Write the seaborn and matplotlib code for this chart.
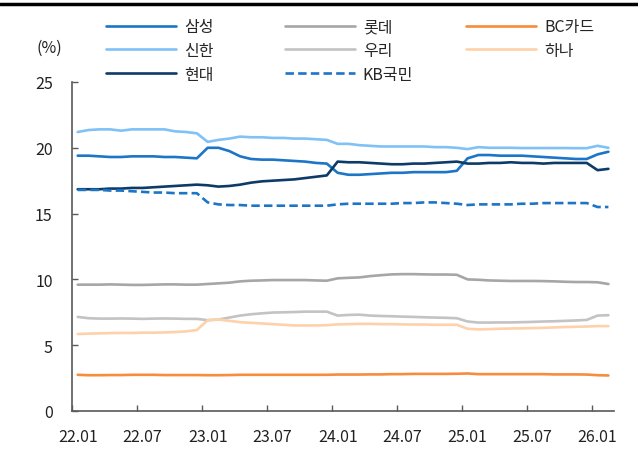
import pandas as pd
import seaborn as sns
import matplotlib.pyplot as plt
from matplotlib.lines import Line2D

# monthly data, 22.01 ~ 26.02 (%)
months = [f"{y}.{m:02d}" for y in range(22, 27) for m in range(1, 13)][:50]
tick_labels = ["22.01", "22.07", "23.01", "23.07", "24.01", "24.07", "25.01", "25.07", "26.01"]

samsung = [19.4, 19.4, 19.35, 19.3, 19.3, 19.35, 19.35, 19.35, 19.3, 19.3, 19.25, 19.2,
           20.0, 20.0, 19.75, 19.35, 19.15, 19.1, 19.1, 19.05, 19.0, 18.95, 18.85, 18.8,
           18.1, 17.95, 17.95, 18.0, 18.05, 18.1, 18.1, 18.15, 18.15, 18.15, 18.15, 18.25,
           19.2, 19.45, 19.45, 19.4, 19.4, 19.4, 19.35, 19.3, 19.25, 19.2, 19.15, 19.15,
           19.5, 19.7]
shinhan = [21.2, 21.35, 21.4, 21.4, 21.3, 21.4, 21.4, 21.4, 21.4, 21.25, 21.2, 21.1,
           20.45, 20.6, 20.7, 20.85, 20.8, 20.8, 20.75, 20.75, 20.7, 20.7, 20.65, 20.6,
           20.3, 20.3, 20.2, 20.15, 20.1, 20.1, 20.1, 20.1, 20.1, 20.05, 20.05, 20.0,
           19.9, 20.05, 20.0, 20.0, 20.0, 19.98, 19.98, 19.98, 19.98, 19.98, 19.97, 19.97,
           20.15, 20.0]
hyundai = [16.85, 16.85, 16.85, 16.9, 16.9, 16.95, 16.95, 17.0, 17.05, 17.1, 17.15, 17.2,
           17.15, 17.05, 17.1, 17.2, 17.35, 17.45, 17.5, 17.55, 17.6, 17.7, 17.8, 17.9,
           18.95, 18.9, 18.9, 18.85, 18.8, 18.75, 18.75, 18.8, 18.8, 18.85, 18.9, 18.95,
           18.8, 18.8, 18.85, 18.85, 18.9, 18.85, 18.85, 18.8, 18.85, 18.85, 18.85, 18.85,
           18.3, 18.4]
kb = [16.8, 16.8, 16.8, 16.75, 16.75, 16.7, 16.65, 16.6, 16.6, 16.55, 16.55, 16.55,
      15.85, 15.7, 15.65, 15.65, 15.6, 15.6, 15.6, 15.6, 15.6, 15.6, 15.6, 15.6,
      15.7, 15.75, 15.75, 15.75, 15.75, 15.75, 15.8, 15.8, 15.85, 15.85, 15.8, 15.75,
      15.65, 15.7, 15.7, 15.7, 15.7, 15.75, 15.75, 15.8, 15.8, 15.8, 15.8, 15.8,
      15.5, 15.5]
lotte = [9.6, 9.6, 9.6, 9.62, 9.6, 9.58, 9.58, 9.6, 9.62, 9.62, 9.6, 9.6,
         9.65, 9.7, 9.75, 9.85, 9.9, 9.92, 9.95, 9.95, 9.95, 9.95, 9.92, 9.9,
         10.08, 10.12, 10.15, 10.25, 10.32, 10.38, 10.4, 10.4, 10.38, 10.37, 10.37, 10.35,
         10.0, 9.97, 9.92, 9.9, 9.88, 9.88, 9.88, 9.87, 9.85, 9.82, 9.8, 9.8,
         9.78, 9.65]
woori = [7.15, 7.05, 7.02, 7.02, 7.03, 7.02, 7.0, 7.02, 7.03, 7.02, 7.0, 7.0,
         6.9, 6.95, 7.1, 7.25, 7.35, 7.42, 7.48, 7.5, 7.52, 7.55, 7.55, 7.55,
         7.25, 7.3, 7.32, 7.25, 7.22, 7.2, 7.17, 7.15, 7.12, 7.1, 7.08, 7.05,
         6.8, 6.72, 6.72, 6.73, 6.73, 6.75, 6.77, 6.8, 6.82, 6.85, 6.88, 6.92,
         7.25, 7.28]
hana = [5.85, 5.88, 5.9, 5.92, 5.93, 5.93, 5.95, 5.95, 5.97, 6.0, 6.05, 6.15,
        6.9, 6.95, 6.85, 6.75, 6.7, 6.65, 6.6, 6.55, 6.5, 6.5, 6.5, 6.52,
        6.58, 6.6, 6.62, 6.62, 6.6, 6.6, 6.58, 6.57, 6.57, 6.55, 6.55, 6.55,
        6.25, 6.2, 6.22, 6.25, 6.27, 6.28, 6.3, 6.32, 6.35, 6.38, 6.4, 6.42,
        6.45, 6.45]
bc = [2.75, 2.72, 2.72, 2.73, 2.73, 2.75, 2.75, 2.75, 2.73, 2.73, 2.73, 2.73,
      2.72, 2.72, 2.73, 2.75, 2.75, 2.75, 2.75, 2.75, 2.75, 2.75, 2.75, 2.75,
      2.77, 2.77, 2.77, 2.78, 2.78, 2.8, 2.8, 2.82, 2.82, 2.82, 2.82, 2.83,
      2.85, 2.8, 2.8, 2.8, 2.8, 2.8, 2.8, 2.8, 2.78, 2.78, 2.78, 2.77,
      2.72, 2.7]

# name, values, color, linestyle  (legend column order)
series = [
    ("삼성", samsung, "#1c75c6", "-"),
    ("신한", shinhan, "#80c1f6", "-"),
    ("현대", hyundai, "#0d3b68", "-"),
    ("롯데", lotte, "#a6a6a6", "-"),
    ("우리", woori, "#c3c3c3", "-"),
    ("KB국민", kb, "#1c75c6", (0, (3.2, 1.6))),
    ("BC카드", bc, "#f68c3c", "-"),
    ("하나", hana, "#fdd1a9", "-"),
]

sns.set_style("white")
plt.rcParams['font.family'] = ['Noto Sans CJK KR', 'DejaVu Sans']

fig = plt.figure(figsize=(6.38, 4.56), dpi=100)
ax = fig.add_axes([0.1133, 0.0965, 0.8488, 0.7215])

x = list(range(len(months)))
handles = []
for name, vals, color, ls in series:
    df = pd.DataFrame({"x": x, "v": vals})
    sns.lineplot(data=df, x="x", y="v", ax=ax, color=color, linestyle=ls, linewidth=1.9)
    handles.append(Line2D([], [], color=color, linestyle=ls, linewidth=1.9, label=name))

ax.set_xlim(-0.5, 49.5)
ax.set_ylim(0, 25)
ax.set_yticks([0, 5, 10, 15, 20, 25])
ax.set_xticks(list(range(0, 49, 6)))
ax.set_xticklabels(tick_labels)
ax.set_xticks([k - 0.5 for k in range(0, 49, 6)], minor=True)
ax.set_xlabel("")
ax.set_ylabel("")

ax.tick_params(axis="x", which="major", length=0, pad=12, labelsize=11.5, colors="#222222")
ax.tick_params(axis="x", which="minor", direction="in", length=4.5, width=1, color="#595959", bottom=True)
ax.tick_params(axis="y", direction="in", length=4.5, width=1, color="#595959", pad=14,
               labelsize=11.5, labelcolor="#222222", left=True)

sns.despine(ax=ax)
for s in ["left", "bottom"]:
    ax.spines[s].set_color("#595959")
    ax.spines[s].set_linewidth(1.2)

# legend: three columns placed separately
col_x = [0.166, 0.446, 0.73]
for i in range(3):
    leg = fig.legend(handles=handles[i * 3:(i + 1) * 3], loc="upper left",
                     bbox_to_anchor=(col_x[i], 0.958), frameon=False, fontsize=11.5,
                     handlelength=4.4, handletextpad=0.5, labelspacing=0.42,
                     borderaxespad=0, borderpad=0)

fig.text(0.078, 0.895, "(%)", fontsize=11.5, ha="center", va="center", color="#222222")

# top rule
fig.add_artist(Line2D([0, 1], [0.988, 0.988], color="black", linewidth=2.5,
                      transform=fig.transFigure))

fig.savefig("out.png", dpi=100)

* OBJECTIVE
Copy the material above in full and exactly, skipping pictures.

* COMPLETE ANSWER
Write the seaborn and matplotlib code for this chart.
import pandas as pd
import seaborn as sns
import matplotlib.pyplot as plt
from matplotlib.lines import Line2D

# monthly data, 22.01 ~ 26.02 (%)
months = [f"{y}.{m:02d}" for y in range(22, 27) for m in range(1, 13)][:50]
tick_labels = ["22.01", "22.07", "23.01", "23.07", "24.01", "24.07", "25.01", "25.07", "26.01"]

samsung = [19.4, 19.4, 19.35, 19.3, 19.3, 19.35, 19.35, 19.35, 19.3, 19.3, 19.25, 19.2,
           20.0, 20.0, 19.75, 19.35, 19.15, 19.1, 19.1, 19.05, 19.0, 18.95, 18.85, 18.8,
           18.1, 17.95, 17.95, 18.0, 18.05, 18.1, 18.1, 18.15, 18.15, 18.15, 18.15, 18.25,
           19.2, 19.45, 19.45, 19.4, 19.4, 19.4, 19.35, 19.3, 19.25, 19.2, 19.15, 19.15,
           19.5, 19.7]
shinhan = [21.2, 21.35, 21.4, 21.4, 21.3, 21.4, 21.4, 21.4, 21.4, 21.25, 21.2, 21.1,
           20.45, 20.6, 20.7, 20.85, 20.8, 20.8, 20.75, 20.75, 20.7, 20.7, 20.65, 20.6,
           20.3, 20.3, 20.2, 20.15, 20.1, 20.1, 20.1, 20.1, 20.1, 20.05, 20.05, 20.0,
           19.9, 20.05, 20.0, 20.0, 20.0, 19.98, 19.98, 19.98, 19.98, 19.98, 19.97, 19.97,
           20.15, 20.0]
hyundai = [16.85, 16.85, 16.85, 16.9, 16.9, 16.95, 16.95, 17.0, 17.05, 17.1, 17.15, 17.2,
           17.15, 17.05, 17.1, 17.2, 17.35, 17.45, 17.5, 17.55, 17.6, 17.7, 17.8, 17.9,
           18.95, 18.9, 18.9, 18.85, 18.8, 18.75, 18.75, 18.8, 18.8, 18.85, 18.9, 18.95,
           18.8, 18.8, 18.85, 18.85, 18.9, 18.85, 18.85, 18.8, 18.85, 18.85, 18.85, 18.85,
           18.3, 18.4]
kb = [16.8, 16.8, 16.8, 16.75, 16.75, 16.7, 16.65, 16.6, 16.6, 16.55, 16.55, 16.55,
      15.85, 15.7, 15.65, 15.65, 15.6, 15.6, 15.6, 15.6, 15.6, 15.6, 15.6, 15.6,
      15.7, 15.75, 15.75, 15.75, 15.75, 15.75, 15.8, 15.8, 15.85, 15.85, 15.8, 15.75,
      15.65, 15.7, 15.7, 15.7, 15.7, 15.75, 15.75, 15.8, 15.8, 15.8, 15.8, 15.8,
      15.5, 15.5]
lotte = [9.6, 9.6, 9.6, 9.62, 9.6, 9.58, 9.58, 9.6, 9.62, 9.62, 9.6, 9.6,
         9.65, 9.7, 9.75, 9.85, 9.9, 9.92, 9.95, 9.95, 9.95, 9.95, 9.92, 9.9,
         10.08, 10.12, 10.15, 10.25, 10.32, 10.38, 10.4, 10.4, 10.38, 10.37, 10.37, 10.35,
         10.0, 9.97, 9.92, 9.9, 9.88, 9.88, 9.88, 9.87, 9.85, 9.82, 9.8, 9.8,
         9.78, 9.65]
woori = [7.15, 7.05, 7.02, 7.02, 7.03, 7.02, 7.0, 7.02, 7.03, 7.02, 7.0, 7.0,
         6.9, 6.95, 7.1, 7.25, 7.35, 7.42, 7.48, 7.5, 7.52, 7.55, 7.55, 7.55,
         7.25, 7.3, 7.32, 7.25, 7.22, 7.2, 7.17, 7.15, 7.12, 7.1, 7.08, 7.05,
         6.8, 6.72, 6.72, 6.73, 6.73, 6.75, 6.77, 6.8, 6.82, 6.85, 6.88, 6.92,
         7.25, 7.28]
hana = [5.85, 5.88, 5.9, 5.92, 5.93, 5.93, 5.95, 5.95, 5.97, 6.0, 6.05, 6.15,
        6.9, 6.95, 6.85, 6.75, 6.7, 6.65, 6.6, 6.55, 6.5, 6.5, 6.5, 6.52,
        6.58, 6.6, 6.62, 6.62, 6.6, 6.6, 6.58, 6.57, 6.57, 6.55, 6.55, 6.55,
        6.25, 6.2, 6.22, 6.25, 6.27, 6.28, 6.3, 6.32, 6.35, 6.38, 6.4, 6.42,
        6.45, 6.45]
bc = [2.75, 2.72, 2.72, 2.73, 2.73, 2.75, 2.75, 2.75, 2.73, 2.73, 2.73, 2.73,
      2.72, 2.72, 2.73, 2.75, 2.75, 2.75, 2.75, 2.75, 2.75, 2.75, 2.75, 2.75,
      2.77, 2.77, 2.77, 2.78, 2.78, 2.8, 2.8, 2.82, 2.82, 2.82, 2.82, 2.83,
      2.85, 2.8, 2.8, 2.8, 2.8, 2.8, 2.8, 2.8, 2.78, 2.78, 2.78, 2.77,
      2.72, 2.7]

# name, values, color, linestyle  (legend column order)
series = [
    ("삼성", samsung, "#1c75c6", "-"),
    ("신한", shinhan, "#80c1f6", "-"),
    ("현대", hyundai, "#0d3b68", "-"),
    ("롯데", lotte, "#a6a6a6", "-"),
    ("우리", woori, "#c3c3c3", "-"),
    ("KB국민", kb, "#1c75c6", (0, (3.2, 1.6))),
    ("BC카드", bc, "#f68c3c", "-"),
    ("하나", hana, "#fdd1a9", "-"),
]

sns.set_style("white")
plt.rcParams['font.family'] = ['Noto Sans CJK KR', 'DejaVu Sans']

fig = plt.figure(figsize=(6.38, 4.56), dpi=100)
ax = fig.add_axes([0.1133, 0.0965, 0.8488, 0.7215])

x = list(range(len(months)))
handles = []
for name, vals, color, ls in series:
    df = pd.DataFrame({"x": x, "v": vals})
    sns.lineplot(data=df, x="x", y="v", ax=ax, color=color, linestyle=ls, linewidth=1.9)
    handles.append(Line2D([], [], color=color, linestyle=ls, linewidth=1.9, label=name))

ax.set_xlim(-0.5, 49.5)
ax.set_ylim(0, 25)
ax.set_yticks([0, 5, 10, 15, 20, 25])
ax.set_xticks(list(range(0, 49, 6)))
ax.set_xticklabels(tick_labels)
ax.set_xticks([k - 0.5 for k in range(0, 49, 6)], minor=True)
ax.set_xlabel("")
ax.set_ylabel("")

ax.tick_params(axis="x", which="major", length=0, pad=12, labelsize=11.5, colors="#222222")
ax.tick_params(axis="x", which="minor", direction="in", length=4.5, width=1, color="#595959", bottom=True)
ax.tick_params(axis="y", direction="in", length=4.5, width=1, color="#595959", pad=14,
               labelsize=11.5, labelcolor="#222222", left=True)

sns.despine(ax=ax)
for s in ["left", "bottom"]:
    ax.spines[s].set_color("#595959")
    ax.spines[s].set_linewidth(1.2)

# legend: three columns placed separately
col_x = [0.166, 0.446, 0.73]
for i in range(3):
    leg = fig.legend(handles=handles[i * 3:(i + 1) * 3], loc="upper left",
                     bbox_to_anchor=(col_x[i], 0.958), frameon=False, fontsize=11.5,
                     handlelength=4.4, handletextpad=0.5, labelspacing=0.42,
                     borderaxespad=0, borderpad=0)

fig.text(0.078, 0.895, "(%)", fontsize=11.5, ha="center", va="center", color="#222222")

# top rule
fig.add_artist(Line2D([0, 1], [0.988, 0.988], color="black", linewidth=2.5,
                      transform=fig.transFigure))

fig.savefig("out.png", dpi=100)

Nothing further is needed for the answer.